Bake for 1 hour and 15 minutes.
You’ll know the cake is done when it feels just set, like quivering chocolate pudding. If you gently touch the center, your finger should come away clean.
5. Lift the cake pan from the water bath and remove the foil. Let cake cool completely on a cooling rack.
Create your own double-boiler to melt the butter and chocolate together. If you want, you can stop here. This mixture tastes mighty good on its own. (Please ignore the messy stove – Passover cooking time.)
Pour the chocolate mixture into your pre-powdered pan. Yum.
Now here comes the scary part – cover the pan with tinfoil, fill a roasting tin with warm water and gently put the chocolate cake into the tin. Didn’t really understand why a water bath was necessary. According to the internet, this method prevents the cake from cracking. Similar to the way cheesecakes often crack in the oven. Come to think of it, this cake didn’t crack at all. Coincidence?
See the foil’s reflection? That’s how you can tell there’s water in the pan.
I tucked the device into the oven and hoped for the best. Except when I removed it an hour later, I discovered this predicament. The cake looked unappealing and water was leaking. Didn’t feel optimistic.
So I followed an instinct and put the cake in the fridge. For some reason, I thought cooling the cake would make it taste better.
The next evening, I served the cake with this disclaimer – I have no idea how this dessert will taste, and it could be bad, but there are always jelly rings if it sucks. (See them in the top picture?) Makes you want to try a piece, right? But you know what happened? The cake tasted great! The top smoothed over in the fridge and developed a mousse quality. I felt so happy and relieved.

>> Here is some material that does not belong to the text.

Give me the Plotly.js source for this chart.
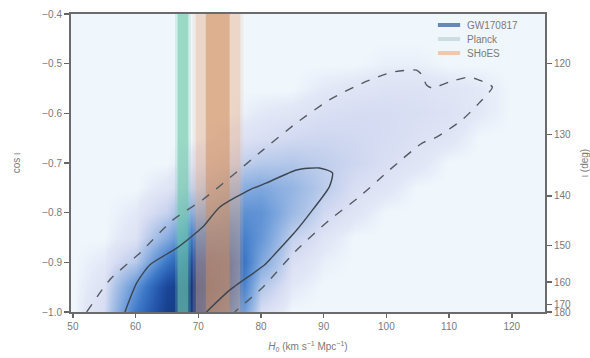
<!DOCTYPE html>
<html><head><meta charset="utf-8">
<script src="https://cdn.plot.ly/plotly-3.0.1.min.js"></script>
<style>html,body{margin:0;padding:0;background:#fff}#chart{width:590px;height:358px}</style>
</head><body><div id="chart"></div>
<script>
// ---- data ----
const gridH0 = [50,55,60,65,70,75,80,85,90,95,100,105,110,115,120,125];
const gridCos = [-1.0,-0.95,-0.9,-0.85,-0.8,-0.75,-0.7,-0.65,-0.6,-0.55,-0.5,-0.45,-0.4];
const density = [
 [0,0.06,0.50,0.85,0.90,0.55,0.05,0,0,0,0,0,0,0,0,0],
 [0,0.04,0.38,0.80,0.95,0.70,0.14,0.02,0,0,0,0,0,0,0,0],
 [0,0.02,0.13,0.52,0.82,0.72,0.28,0.05,0.01,0,0,0,0,0,0,0],
 [0,0,0.04,0.26,0.56,0.56,0.36,0.10,0.03,0,0,0,0,0,0,0],
 [0,0,0.02,0.10,0.30,0.40,0.38,0.20,0.07,0.03,0,0,0,0,0,0],
 [0,0,0,0.03,0.12,0.24,0.28,0.22,0.12,0.05,0.03,0,0,0,0,0],
 [0,0,0,0,0.04,0.09,0.13,0.14,0.11,0.08,0.05,0.03,0,0,0,0],
 [0,0,0,0,0,0.03,0.05,0.07,0.08,0.07,0.06,0.04,0.03,0,0,0],
 [0,0,0,0,0,0,0.02,0.03,0.05,0.06,0.06,0.05,0.04,0.02,0,0],
 [0,0,0,0,0,0,0,0,0.02,0.03,0.04,0.04,0.03,0.02,0,0],
 [0,0,0,0,0,0,0,0,0,0,0.01,0.01,0,0,0,0],
 [0,0,0,0,0,0,0,0,0,0,0,0,0,0,0,0],
 [0,0,0,0,0,0,0,0,0,0,0,0,0,0,0,0]
];
// 95% (dashed) contour
const c95H0 = [52.2,55.9,60.7,65.9,70.7,75.0,80.3,85.7,90.9,96.2,101.0,104.8,105.7,106.4,107.3,110.0,113.2,114.8,116.9,114.8,112.1,108.0,105.7,100.5,95.7,90.9,85.7,80.3,75.8];
const c95Cos = [-1.0,-0.935,-0.881,-0.815,-0.774,-0.730,-0.674,-0.619,-0.573,-0.539,-0.517,-0.513,-0.523,-0.543,-0.549,-0.537,-0.527,-0.533,-0.547,-0.579,-0.613,-0.648,-0.660,-0.714,-0.768,-0.815,-0.875,-0.950,-1.0];
// 68% (solid) contour
const c68H0 = [58.3,60.2,62.3,66.6,70.7,73.4,78.2,80.9,85.7,89.3,91.4,90.9,88.2,85.7,81.8,80.6,75.0,71.3];
const c68Cos = [-1.0,-0.941,-0.905,-0.871,-0.829,-0.789,-0.754,-0.740,-0.714,-0.710,-0.720,-0.748,-0.795,-0.835,-0.889,-0.905,-0.956,-1.0];
// H0 bands
const planckBand = [66.7, 68.4];
const shoesBand1 = [71.2, 75.0];
const shoesBand2 = [69.6, 76.7];
// axis ticks
const xTicks = [50,60,70,80,90,100,110,120];
const yTicks = [-1.0,-0.9,-0.8,-0.7,-0.6,-0.5,-0.4];
const incTicks = [120,130,140,150,160,170,180];
const seriesNames = ['GW170817','Planck','SHoES'];
const seriesColors = ['#6489b4','#c9dde2','#f0c8ad'];

const grey = '#7a7a7a';
function band(r, color, op){
  return {type:'scatter', x:[r[0],r[0],r[1],r[1],r[0]], y:[-1,-0.4,-0.4,-1,-1],
    fill:'toself', fillcolor:color, line:{width:0}, mode:'lines', opacity:op,
    hoverinfo:'skip', showlegend:false};
}
function widen(r, d){ return [r[0]-d, r[1]+d]; }

const traces = [
  {type:'heatmap', x:gridH0, y:gridCos, z:density, zsmooth:'best', showscale:false, zmin:0, zmax:1,
   colorscale:[[0,'#f0f7fc'],[0.02,'#e3e8f7'],[0.06,'#d6dcf2'],[0.15,'#aec4e8'],[0.3,'#78a3dc'],[0.5,'#3d79c8'],[0.7,'#2355aa'],[0.85,'#173f8c'],[1,'#102a6c']],
   hoverinfo:'skip'},
  band(widen(planckBand,0.4), '#7ccfb2', 0.25),
  band(planckBand, '#6cc9a8', 0.55),
  band(widen(shoesBand2,0.5), '#ecbea0', 0.2),
  band(shoesBand2, '#e6b08a', 0.35),
  band(shoesBand1, '#d08c5a', 0.5),
  {type:'scatter', x:c95H0, y:c95Cos, mode:'lines', line:{color:'#555a60', width:1.4, dash:'dash', shape:'spline', smoothing:0.6}, showlegend:false, hoverinfo:'skip'},
  {type:'scatter', x:c68H0, y:c68Cos, mode:'lines', line:{color:'#3d4650', width:1.4, shape:'spline', smoothing:0.6}, showlegend:false, hoverinfo:'skip'},
  {type:'scatter', x:[null], y:[null], yaxis:'y2', showlegend:false, hoverinfo:'skip'}
];

// legend drawn as swatches + labels (compact rows like the reference)
const legRowsY = [0.963, 0.916, 0.869];
const shapes = [], annotations = [];
seriesNames.forEach((n,i)=>{
  shapes.push({type:'line', xref:'paper', yref:'paper', x0:0.774, x1:0.821, y0:legRowsY[i], y1:legRowsY[i],
    line:{color:seriesColors[i], width:4}});
  annotations.push({xref:'paper', yref:'paper', x:0.831, y:legRowsY[i], xanchor:'left', yanchor:'middle',
    text:n, showarrow:false, font:{size:10, color:grey}});
});

const layout = {
  width:590, height:358,
  margin:{l:71, r:45, t:14, b:46},
  paper_bgcolor:'#ffffff', plot_bgcolor:'#f0f7fc',
  font:{family:'Liberation Sans, Arial, sans-serif', size:10, color:grey},
  showlegend:false,
  shapes:shapes, annotations:annotations,
  xaxis:{range:[49.7,125.3], tickvals:xTicks, ticks:'outside', ticklen:4, tickwidth:1.5, tickcolor:'#666',
    showline:true, linecolor:'#6b6b6b', linewidth:2, mirror:true, showgrid:false, zeroline:false,
    tickfont:{size:10, color:grey},
    title:{text:'<i>H</i><sub>0</sub> (km s<sup>−1</sup> Mpc<sup>−1</sup>)', font:{size:10, color:grey}, standoff:12}},
  yaxis:{range:[-1.0,-0.4], tickvals:yTicks, tickformat:'.1f', ticks:'outside', ticklen:5, tickwidth:1.5, tickcolor:'#666',
    showline:true, linecolor:'#6b6b6b', linewidth:2, mirror:true, showgrid:false, zeroline:false,
    tickfont:{size:10, color:grey},
    title:{text:'cos ι', font:{size:10, color:grey}, standoff:20}},
  yaxis2:{overlaying:'y', side:'right', range:[-1.0,-0.4],
    tickvals:incTicks.map(d=>Math.cos(d*Math.PI/180)), ticktext:incTicks.map(String),
    ticks:'outside', ticklen:5, tickwidth:1.5, tickcolor:'#666', showline:true, linecolor:'#6b6b6b', linewidth:2,
    showgrid:false, zeroline:false, tickfont:{size:10, color:grey},
    title:{text:'ι (deg)', font:{size:10, color:grey}, standoff:21}}
};
Plotly.newPlot('chart', traces, layout, {displayModeBar:false, staticPlot:true});
</script></body></html>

Perhaps this dessert will become a new Passover staple in our house. Definitely recommend it if you feel like being adventurous. Enjoy!
As we continued planning for our first Seder, I decided that we needed to have potato kugel. A staple in Jewish cooking, kugel is one of those dishes that you can always expect to see at a holiday table – no matter where you go. Some holidays include a noodle kugel, but since this is Passover and no leavened flour is allowed, we’ll go the potato route. My cousin S makes hers with apple, Matzah and/or carrots, and while that sounds interesting, I decided to go neat and simple for my first attempt. Here’s what I used. I always trust family recipes.
The following is my mom’s version, passed on by her mother, Minnie Rosenkranz, who hailed from Shnyaten (actually, one doesn’t “hail” from a place like Shnyaten so much as flee from there).
6 medium russet potatoes
1 small onion (or 1/2 medium Onion:Onion:onion), peeled, stem end trimmed
3 large eggs, well beaten
1/4 cup vegetable oil, plus more for coating dish
2 tablespoons matzoh meal (or all-purpose flour)
1 teaspoon baking powder
1 teaspoon kosher salt
Heat oven to 375°F and arrange a rack in the middle. Generously coat an 11-by-7-inch baking dish with oil; set aside.
Peel the potatoes and submerge them in a pot of cold water. Grate the onions through the large holes of a box grater; set aside (or electric meat grinder—do not use a food processor). Grate the potatoes, removing each potato from the water as needed, through the large holes of the box grater.
Place the onion and potato mixture in a clean, lint-free dishtowel and squeeze out liquid (stop squeezing when water begins to drip rather than stream).
Place the potato mixture in a large bowl. Add the eggs, oil, matzoh meal or flour, baking powder, salt, season with pepper, and stir to combine.
Transfer to the baking dish and spread into an even layer. Bake until golden brown on top, about 1 hour.
Little did I know how easy kugel would be. Honestly, the hardest part was grating the onion. Who has a good trick for no tears? I’ve tried many tricks – bread in my mouth (supposed to absord the smell) and wearing protective glasses a la the lab – but nothing seems to work.
If you like potato pancakes, you’ll love potato kugel. Perhaps it’s even a a little healthier, as kugel is baked rather than fried. Sure, you need a little oil to grease the pan, but I’ll personally take natural oil over non-stick spray any day.
I have to say I was very happy with this kugel. Tasted liked childhood. Though next year I might experiement, or use a smaller, deeper serving dish, this can definitely become an old and favorite stand-by.